Otra cosa es eso de los mundos posibles. El Primer Mundo. El Tercer Mundo. Llegar a Madrid y descubrir la diferencia entre ese Tercer Mundo al cual dicen pertenecemos unos cuantos países y el Primer Mundo en el que se mueven los europeos, fue una misma cosa, mucho más que una sorpresa, agradable y desilusionante, porque uno se alegra de entrar a un lugar donde todo parece funcionar, y muchas veces funciona como un engranaje perfecto, pero también se le caen las alitas del alma cuando se da de narices con una realidad que nadie puede negar si logra poner el pie fuera de la isla: la propaganda que nos bombardea en la isla nos ha hecho creer a los cubanos que el mundo gira alrededor de nosotros, que todos los ojos del planeta se fijan al detalle en nuestros pasos, que la tierra moriría sin la esperanza de salvación que se cocina cada mañana en la isla, que los cubanos son el pueblo elegido por Dios para salvar a la humanidad de su destrucción inevitable, y resulta que somos, en verdad, el culo del universo, una islita perdida en medio del mar Caribe.

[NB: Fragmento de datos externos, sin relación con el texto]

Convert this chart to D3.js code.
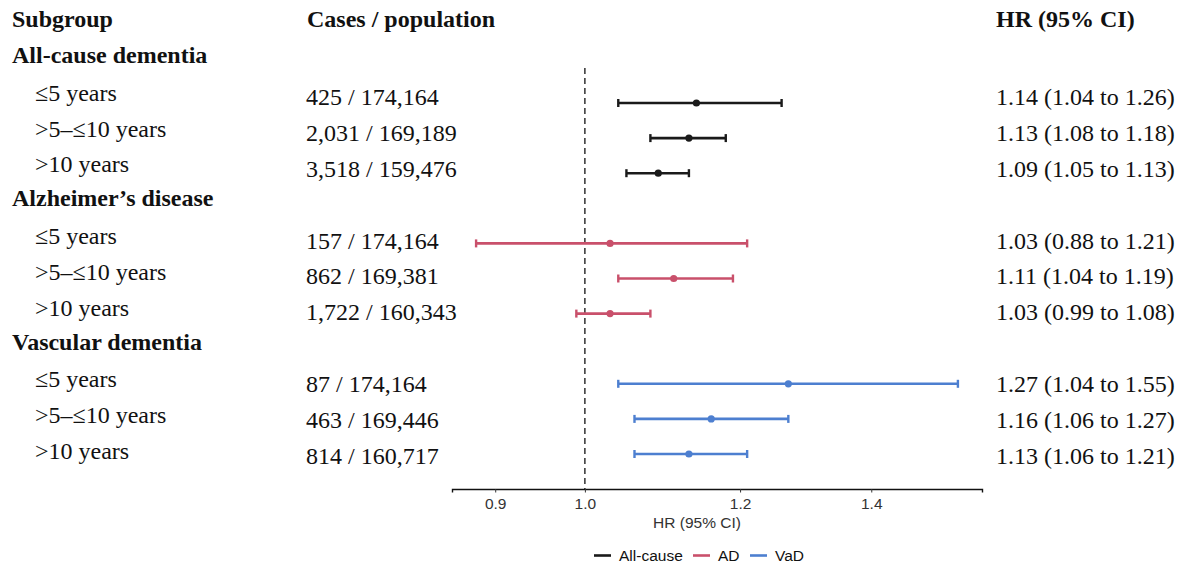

─¿No es un sueño? ─me dijo Álida, tiró las maletas en el piso, me tomó de las manos y me obligó a danzar un vals, como una loca, sin importar que todos estuvieran mirándonos. Al principio me contuve, pero luego la euforia subió y sentí las orejas calientes y el cuerpo ardiendo y una alegría inmensa que debía ser igual a esa que veía en los ojos de mi hermana.
─¿Sabes? ─me dijo al final de la danza, en el abrazo que cerró aquel espectáculo─, si Martín hoy no me toca, como es de esperar en estos españolitos pasmados, quiero que me hagas el amor como hacíamos antes, ¿de acuerdo?
Me gustaba mi hermana. Desde siempre. Y quizás por eso acostarme con las novias que tuve hasta ese momento era el cumplimiento de un rito: el macho que debe montar a la hembra y hacerla gozar para justificar su papel sobre la tierra. Sólo eso. Con Álida era distinto. Había siempre un descubrimiento, un raro espacio mágico que lo envolvía todo y enrarecía hasta el aire con ese velo angelical que a veces vemos en las películas fantásticas, tal vez como una secuela de aquella primera vez en que vino hasta mi cuarto: “házmelo tú, mi herma”, me dijo entonces, “mis amigas dicen que es lindo con alguien que lo quiera a uno”.
En el aeropuerto de Barajas nos esperaba Martín.
─Seguro que eran ustedes ─dijo, sonriendo, pero con una extraña mirada que nos salpicó de cierta incomodidad. Era una mirada que jamás le habíamos visto en Cuba.
─No te entiendo ─dijo Álida.
─Los primeros pasajeros que salieron ─explicó, agachándose para recoger una de las maletas que mi hermana había puesto en el piso para abrazarlo─, iban comentando que ahí dentro, donde se recoge el equipaje, había un par de locos bailando. Apuesto a que eran ustedes.
Sonreímos sin responder.
─Lo sabía ─dijo en voz baja y movió la cabeza en un gesto de evidente contrariedad─. Ustedes, los cubanos, siempre son así de escandalosos.
Echó a caminar y soltó todavía más bajo.
─Y es hora de que empiecen a moldearse ─le escuchamos─. Los tiempos de la barbarie se quedaron en la isla.